Diversity Is Our Strength #AfricaMonth

I’m probably one of the most obnoxious people when it comes to my expression of the love I have for Africa and its people. 

We’re concluding “Africa month” this week so please allow me to tell you an African story one more time because I just can’t help it; my short adult life has opened me up to such inspirational and lovely experiences of our continent. 

Sadly, some of the lessons have come in painful packages like the so-called xenophobic attacks in South Africa and the genocide in Rwanda to mention a few - a brutal history whose deliberately positive take away for me is a renewed belief that our strength truly lies in our diversity.

I’m a little embarrassed to say that it was a 10 year old boy who taught a 22 year old me, a rookie journalist at the time, about Africa Day. My BFF Nomahlubi and I were visiting Zimbabwe, for the first time after she was invited to be part of judging panel for an event in the city of Bulawayo. 

We stayed with the Mazibuko the event hosts. There we found the eldest child Thabo doing his school project. He was so excited to see us; his connection to souvenirs from Swaziland. This was his Africa Day project he told us; doing a ‘show-and-tell’ about Swaziland.

We gave him notes and coins of Swazi money sparking further curiosity from him about the faces on these. He consumed all the information we shared like a calf would its mother’s breasts upon being reunited after a whole day of grazing in the veld. I had the same reaction when he further informed us that Africa Day is a public holiday in Zimbabwe’s national calendar.



My other Zimbabwean friend Evans (32) who now lives in Johannesburg tells me how confusing it was for him and his countrymen to experience a hostile reception from the South Africans when they first arrived there. 

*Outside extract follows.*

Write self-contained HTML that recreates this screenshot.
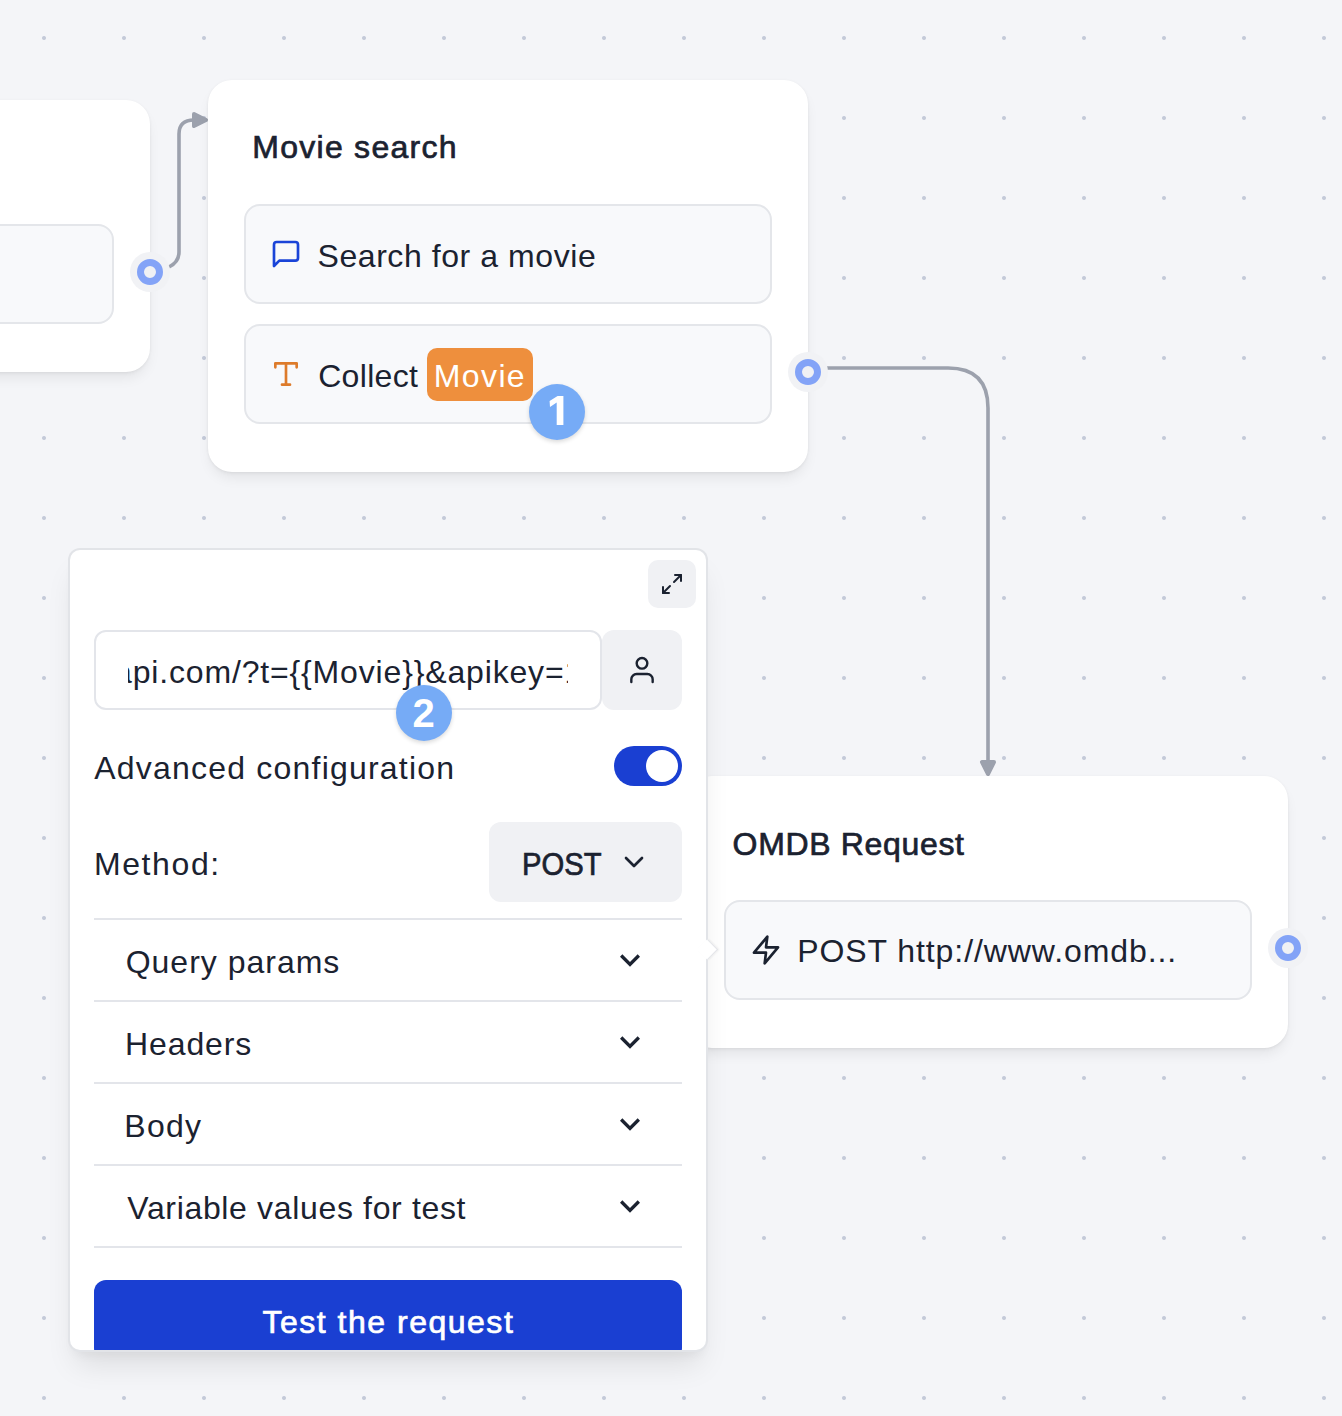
<!DOCTYPE html>
<html><head><meta charset="utf-8">
<style>
*{box-sizing:border-box;margin:0;padding:0}
html,body{width:1342px;height:1416px;overflow:hidden}
body{position:relative;background-color:#f4f5f8;
background-image:radial-gradient(circle at 40px 40px,#c4cad9 0,#c4cad9 1.5px,rgba(196,202,217,0) 2.4px);
background-size:80px 80px;background-position:4px -2px;
font-family:"Liberation Sans",sans-serif;color:#1b2230}
.abs{position:absolute}
.t{position:absolute;font-size:32px;line-height:32px;white-space:nowrap}
.sb{-webkit-text-stroke:0.7px currentColor}
.block{position:absolute;background:#fff;border-radius:24px;box-shadow:0 0 3px rgba(0,0,0,0.04),0 2px 4px -1px rgba(0,0,0,0.05),0 8px 14px -3px rgba(0,0,0,0.08)}
.item{position:absolute;background:#f8f9fb;border:2px solid #e4e6ea;border-radius:16px}
.port{position:absolute;width:40px;height:40px;border-radius:50%;background:#f1f2f5}
.port::after{content:"";position:absolute;left:7px;top:7px;width:26px;height:26px;border-radius:50%;box-sizing:border-box;border:7px solid #83a3f7;background:#f0f1f4}
.badge{position:absolute;width:56px;height:56px;border-radius:50%;background:#76abf6;color:#fff;font-weight:bold;font-size:40px;line-height:56px;text-align:center;box-shadow:0 2px 4px rgba(0,0,0,0.15)}
.chev{position:absolute;width:40px;height:40px}
.div{position:absolute;left:94px;width:588px;height:2px;background:#e3e5ea}
</style></head>
<body>

<!-- left block (mostly offscreen) -->
<div class="block" style="left:-450px;top:100px;width:600px;height:272px"></div>
<div class="item" style="left:-414px;top:224px;width:528px;height:100px"></div>

<!-- edges -->
<svg class="abs" style="left:0;top:0" width="1342" height="1416">
  <path d="M169 267 Q179 262 179 252 L179 134 Q179 120 194 120" fill="none" stroke="#9ca1ad" stroke-width="3.6"/>
  <path d="M194 114 L206 120 L194 126 Z" fill="#9ca1ad" stroke="#9ca1ad" stroke-width="4" stroke-linejoin="round"/>
  <path d="M827 368 L948 368 Q988 368 988 408 L988 762" fill="none" stroke="#9ca1ad" stroke-width="3.6"/>
  <path d="M982 762 L994 762 L988 774 Z" fill="#9ca1ad" stroke="#9ca1ad" stroke-width="4" stroke-linejoin="round"/>
</svg>

<div class="port" style="left:130px;top:252px"></div>

<!-- Movie search block -->
<div class="block" style="left:208px;top:80px;width:600px;height:392px"></div>
<div class="t sb" style="left:252.3px;top:131px;letter-spacing:1.263px">Movie search</div>
<div class="item" style="left:244px;top:204px;width:528px;height:100px"></div>
<svg class="abs" style="left:270px;top:238px" width="32" height="32" viewBox="0 0 24 24" fill="none" stroke="#1a44d8" stroke-width="2" stroke-linecap="round" stroke-linejoin="round"><path d="M21 15a2 2 0 0 1-2 2H7l-4 4V5a2 2 0 0 1 2-2h14a2 2 0 0 1 2 2z"/></svg>
<div class="t" style="left:317.5px;top:240px;letter-spacing:0.57px">Search for a movie</div>
<div class="item" style="left:244px;top:324px;width:528px;height:100px"></div>
<svg class="abs" style="left:270px;top:358px" width="32" height="32" viewBox="0 0 24 24" fill="none" stroke="#dd7b2b" stroke-width="2" stroke-linecap="round" stroke-linejoin="round"><polyline points="4 7 4 4 20 4 20 7"/><line x1="9" y1="20" x2="15" y2="20"/><line x1="12" y1="4" x2="12" y2="20"/></svg>
<div class="t" style="left:318.2px;top:360px;letter-spacing:0.317px">Collect</div>
<div class="abs" style="left:427px;top:348px;width:106px;height:53px;border-radius:10px;background:#ee8f3d"></div>
<div class="t" style="left:433.8px;top:360px;color:#fff;letter-spacing:1.375px">Movie</div>
<div class="port" style="left:788px;top:352px"></div>

<!-- OMDB block -->
<div class="block" style="left:688px;top:776px;width:600px;height:272px"></div>
<div class="t sb" style="left:732.6px;top:828px;letter-spacing:0.663px">OMDB Request</div>
<div class="item" style="left:724px;top:900px;width:528px;height:100px"></div>
<svg class="abs" style="left:750px;top:934px" width="32" height="32" viewBox="0 0 24 24" fill="none" stroke="#1b2230" stroke-width="2" stroke-linecap="round" stroke-linejoin="round"><polygon points="13 2 3 14 12 14 11 22 21 10 12 10 13 2"/></svg>
<div class="t" style="left:797.2px;top:935px;letter-spacing:0.927px">POST http://www.omdb...</div>
<div class="port" style="left:1268px;top:928px"></div>

<!-- popover -->
<div class="abs" style="left:70px;top:550px;width:636px;height:800px;background:#fff;border-radius:10px;box-shadow:0 0 0 2px #e2e4e8,0 20px 30px -6px rgba(0,0,0,0.1),0 8px 12px -4px rgba(0,0,0,0.05);overflow:hidden">
 <div style="position:absolute;left:-70px;top:-550px;width:1342px;height:1416px">
  <!-- expand button -->
  <div class="abs" style="left:648px;top:560px;width:48px;height:48px;border-radius:10px;background:#f0f1f4"></div>
  <svg class="abs" style="left:660px;top:572px" width="24" height="24" viewBox="0 0 24 24" fill="none" stroke="#1b2230" stroke-width="2" stroke-linecap="round" stroke-linejoin="round"><polyline points="15 3 21 3 21 9"/><polyline points="9 21 3 21 3 15"/><line x1="21" y1="3" x2="14" y2="10"/><line x1="3" y1="21" x2="10" y2="14"/></svg>
  <!-- url input -->
  <div class="abs" style="left:94px;top:630px;width:508px;height:80px;border:2px solid #e3e5ea;border-radius:12px;background:#fff"></div>
  <div class="abs" style="left:128px;top:640px;width:440px;height:60px;overflow:hidden">
    <div class="t" style="left:-14px;top:16px;letter-spacing:0.84px">api.com/?t={{Movie}}&amp;apikey=1</div>
  </div>
  <div class="abs" style="left:602px;top:630px;width:80px;height:80px;border-radius:12px;background:#f0f1f4"></div>
  <svg class="abs" style="left:626px;top:654px" width="32" height="32" viewBox="0 0 24 24" fill="none" stroke="#1b2230" stroke-width="1.8" stroke-linecap="round" stroke-linejoin="round"><path d="M20 21v-2a4 4 0 0 0-4-4H8a4 4 0 0 0-4 4v2"/><circle cx="12" cy="7" r="4"/></svg>
  <!-- advanced config -->
  <div class="t" style="left:94.3px;top:752px;letter-spacing:1.205px">Advanced configuration</div>
  <div class="abs" style="left:614px;top:746px;width:68px;height:40px;border-radius:20px;background:#1a3fd2"></div>
  <div class="abs" style="left:646px;top:750px;width:32px;height:32px;border-radius:50%;background:#fff"></div>
  <!-- method -->
  <div class="t" style="left:93.9px;top:848px;letter-spacing:1.616px">Method:</div>
  <div class="abs" style="left:489px;top:822px;width:193px;height:80px;border-radius:12px;background:#f0f1f4"></div>
  <div class="t sb" style="left:522.2px;top:848px;transform:scaleX(0.913);transform-origin:0 0">POST</div>
  <svg class="abs" style="left:618px;top:846px" width="32" height="32" viewBox="0 0 24 24" fill="none" stroke="#1b2230" stroke-width="2" stroke-linecap="round" stroke-linejoin="round"><polyline points="6 9 12 15 18 9"/></svg>
  <!-- accordion -->
  <div class="div" style="top:918px"></div>
  <div class="t" style="left:125.7px;top:946px;letter-spacing:0.99px">Query params</div>
  <svg class="chev" style="left:610px;top:940px" viewBox="0 0 24 24"><path fill="#1b2230" d="M16.59 8.59L12 13.17 7.41 8.59 6 10l6 6 6-6z"/></svg>
  <div class="div" style="top:1000px"></div>
  <div class="t" style="left:125px;top:1028px;letter-spacing:0.9px">Headers</div>
  <svg class="chev" style="left:610px;top:1022px" viewBox="0 0 24 24"><path fill="#1b2230" d="M16.59 8.59L12 13.17 7.41 8.59 6 10l6 6 6-6z"/></svg>
  <div class="div" style="top:1082px"></div>
  <div class="t" style="left:124.3px;top:1110px;letter-spacing:1.267px">Body</div>
  <svg class="chev" style="left:610px;top:1104px" viewBox="0 0 24 24"><path fill="#1b2230" d="M16.59 8.59L12 13.17 7.41 8.59 6 10l6 6 6-6z"/></svg>
  <div class="div" style="top:1164px"></div>
  <div class="t" style="left:127.3px;top:1192px;letter-spacing:0.656px">Variable values for test</div>
  <svg class="chev" style="left:610px;top:1186px" viewBox="0 0 24 24"><path fill="#1b2230" d="M16.59 8.59L12 13.17 7.41 8.59 6 10l6 6 6-6z"/></svg>
  <div class="div" style="top:1246px"></div>
  <!-- button -->
  <div class="abs" style="left:94px;top:1280px;width:588px;height:80px;border-radius:12px;background:#1a3fd2"></div>
  <div class="t sb" style="left:262.4px;top:1306px;color:#fff;letter-spacing:1.513px">Test the request</div>
 </div>
</div>
<!-- popover arrow -->
<div class="abs" style="left:699.8px;top:942px;width:15px;height:15px;background:#fff;transform:rotate(45deg);border-top:1.5px solid #e2e4e8;border-right:1.5px solid #e2e4e8;box-shadow:1px -1px 2px rgba(0,0,0,0.06)"></div>

<div class="badge" style="left:529.2px;top:383.5px"></div>
<svg class="abs" style="left:0;top:0" width="1342" height="1416"><polygon fill="#fff" points="563.4,396.1 563.4,425 556.7,425 556.7,402.6 550,406.9 549.6,401.1 557.6,396.1"/></svg>
<div class="badge" style="left:395.6px;top:685px">2</div>
</body></html>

He tells me the xenophobic attacks that followed and keep reoccurring had them convinced they grew up in another Africa and not the one they were taught to write beautiful stories about; stories of Kwame Nkrumah, Julius Nyerere, Nelson Mandela and Kenneth Kaunda amongst others. 

He tells me that in their schools, children from other African countries were given extra special attention – asked occasionally; “Are you oaky?”…”Do you need any help….do you need anything else?”

Over the years the experience with 10 year old Thabo had me feeling some type of way because I realized that even though I’d done History and Geography school projects, none of them were ever about another African country; they were about Japan, USA, Italy, Germany and other former colonizers of Africa.
Additionally, the experience with Thabo has over the years made me wonder about the value and significance of our own public holidays. 

Is it more important for us to take time off the business calendar to celebrate Easter, ascension and Christmas day which celebrate one man who supposedly died for our sins than to honor the resilience and foresight of the hundreds of thousands of our African people who died brutally in the line of stopping the greedy scramble for Africa by colonizers?

Is it truly not worth it to set aside just 24 hours to gather publicly and take stock of how far we’ve come as nation of Africa; how, even though deliberately divided by ‘them’,  we remained a united force in our quest for self-determination? 

I’m certain that in such an activity we would learn that our narratives of diverse histories intersect and connect even with our differences in language and complexions. I’m also certain that this would sharpen the one critical skill we seem to be fast losing in this global village – listening – which would in turn allow us opportunities to design our destiny as determined by our heritage. 

It is in this listening to each other that we can learn that with the kind of violent history we’ve been exposed to, perhaps a school curriculum with ‘Peace Studies’ would be more useful than our current one of ‘French’ studies.

That’s another lesson learned from my experience with Thabo – that except for a few invisible bloody punches in the nose, it really takes nothing away from an older person and more experienced authority to listen to a younger inexperienced person and of a different cultural context. 

In fact, as illustrated by this experience, there’s more to gain. So why do we want those with divergent views and backgrounds different from ours to shut up, burn or be incarcerated? Why do we believe that our trajectory is more important or valid than that of others?

Journalists are still among the most harassed group of people in African societies for their often critical thoughts on systems accountability.   
Music teaches us this too – music can move you only if you LISTEN to it; even without lyrics, it can move you to higher highs but you have to listen to the DIFFERENT instruments at play.

At times just by listening, music awakens so much within us that we even want to know the story behind the making of a song. Importantly, we have to make time to listen to music in order to learn of the different kinds of music like we’re doing this weekend with the Bushfire festival in Malkerns, Swaziland.


From Swaziland to Tripoli and back, may we always realize that our individual and collective power to unite lies in our ability to express and accept diversity across ethnicity, gender, sexual orientation, socio-economic status, age, physical abilities, religious beliefs and political beliefs.